Einführungsstrategie: Bottom-up statt Big Bang
Erfahrungsberichte zeigen: Erfolgreiche Implementierungen starten klein. Typischer Ablauf:
- Pilotphase: Eine Abteilung (z.B. Einkauf) migriert aktuelle Dokumente
- Regeldefinition: Dokumententypen und Tags für den Use Case entwickeln
- Retrodigitalisierung: Wichtige Altbestände scannen (ca. 20% genügen meist)
- Workflow-Integration: API-Anbindungen testen
- Rollout: Schrittweise auf weitere Bereiche ausdehnen
Kritisch ist die Qualität der OCR. Ein Tipp: Investieren Sie in gute Scanauflösungen (300 dpi) und saubere Vorlagen. Der Zeitaufwand für Nachkorrekturen sinkt so drastisch. Und: Definieren Sie Metadaten-Standards bevor Sie tausende PDFs importieren.
Zukunftsperspektiven: Wohin entwickelt sich ngx?
Die Roadmap verspricht Spannendes: Experimentelle Integrationen von Transformer-Modellen (ähnlich BERT) zur inhaltlichen Erschließung werden getestet. Damit ließen sich etwa Vertragsklauseln automatisch erkennen. Geplant ist auch eine verbesserte mobile Erfassung via App.
Interessanter Aspekt: Immer mehr Unternehmen nutzen Paperless-ngx als „Preprocessing Layer“ vor teuren ECM-Systemen. Die Software übernimmt OCR, Klassifizierung und Metadatenextraktion – das Enterprise-DMS profitiert von aufbereiteten Inhalten. Eine pragmatische Symbiose.

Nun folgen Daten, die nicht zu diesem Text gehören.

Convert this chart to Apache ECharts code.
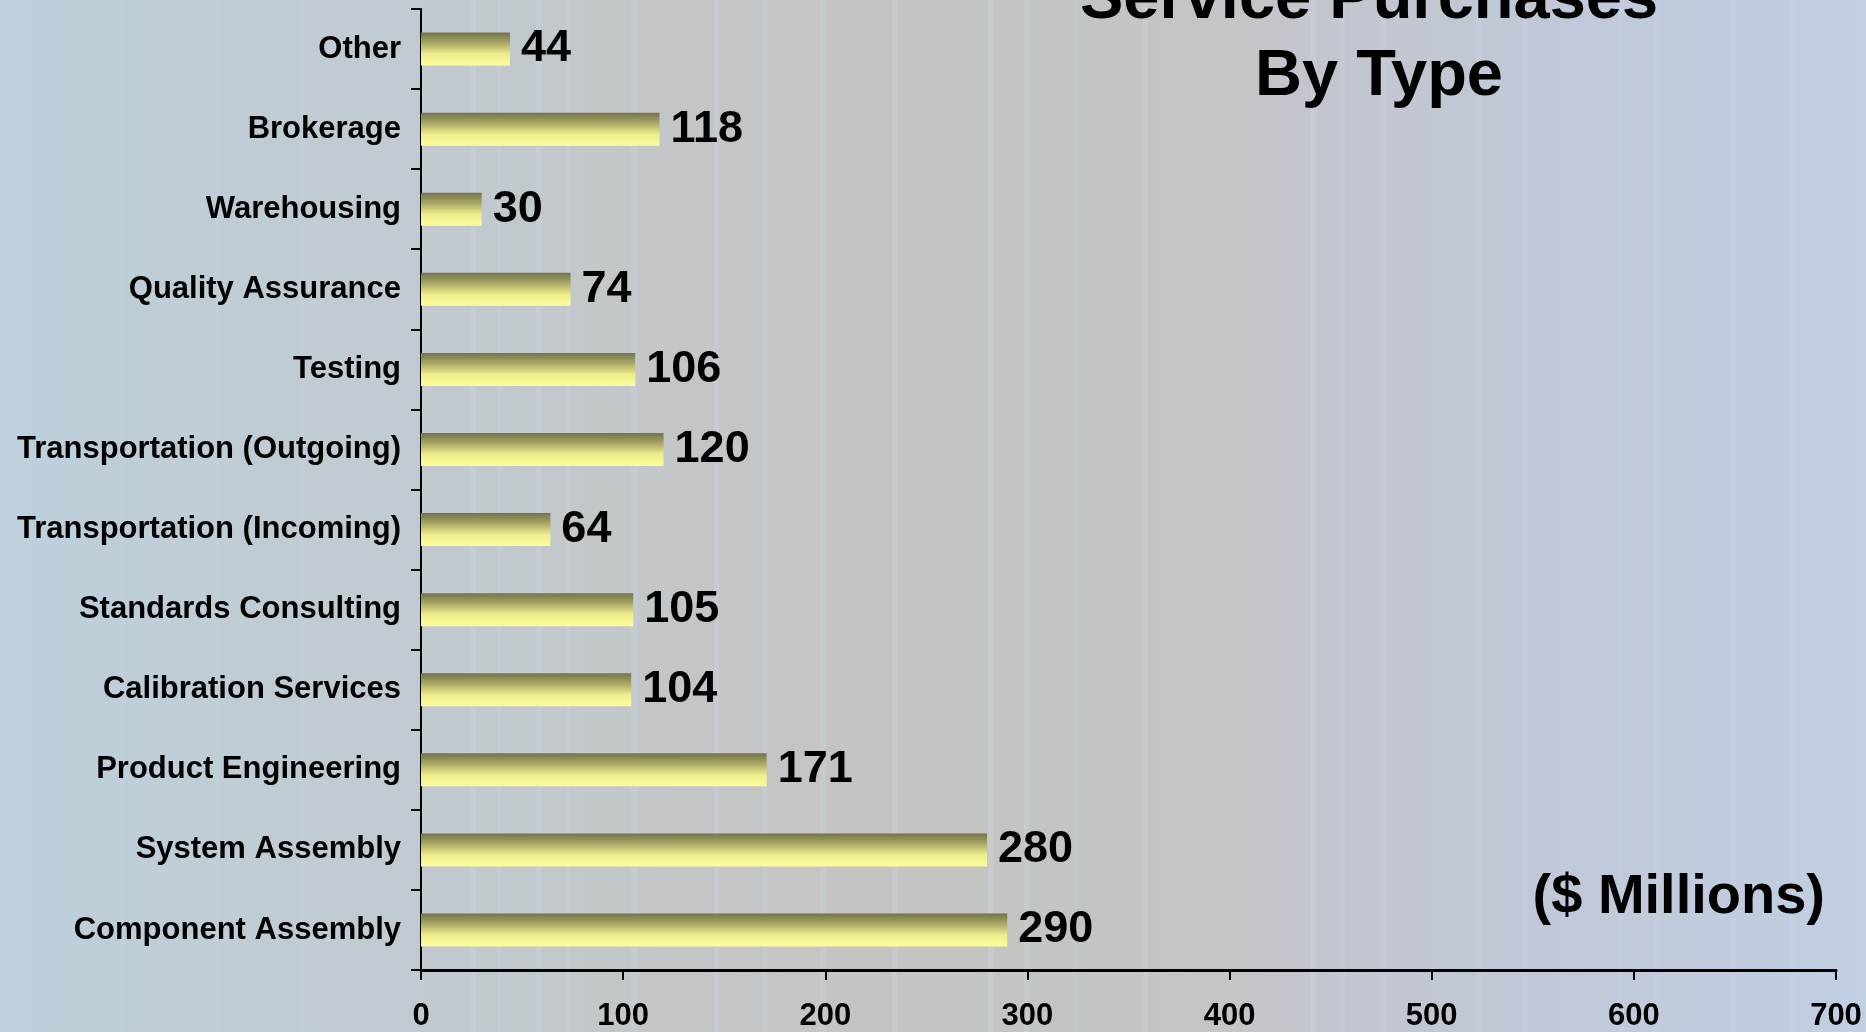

Fazit: Das unsichtbare Rückgrat
Paperless-ngx wird nie protzige Dashboards oder Blockchain-Integrationen bewerben. Seine Stärke ist diskrete Effizienz. Es reduziert Suchzeiten von Minuten auf Sekunden, verhindert Dokumentenverlust und schafft Struktur im digitalen Chaos. Nicht als dominantes DMS, sondern als schlaues Archiv, das sich nahtlos in bestehende Infrastrukturen einfügt.
Für IT-Verantwortliche bietet es einen weiteren Vorteil: Es läuft ressourcenschonend auf Standardhardware und bindet keine teuren Lizenzen. Die aktive Community liefert schnelle Lösungen für individuelle Anforderungen. In Zeiten hybriden Arbeitens wird solche softwaregetriebene Organisation zum Wettbewerbsfaktor. Wer heute Dokumentenprozesse optimiert, gewinnt morgen Zeit fürs Wesentliche. Und das ohne monatelange Migrationsprojekte.
Vielleicht ist das der größte Verdienst von Paperless-ngx: Es macht Dokumentenmanagement langweilig. Nach der Implementierung denkt keiner mehr darüber nach – weil es einfach funktioniert. In der Betriebsorganisation eine seltene, aber wertvolle Eigenschaft.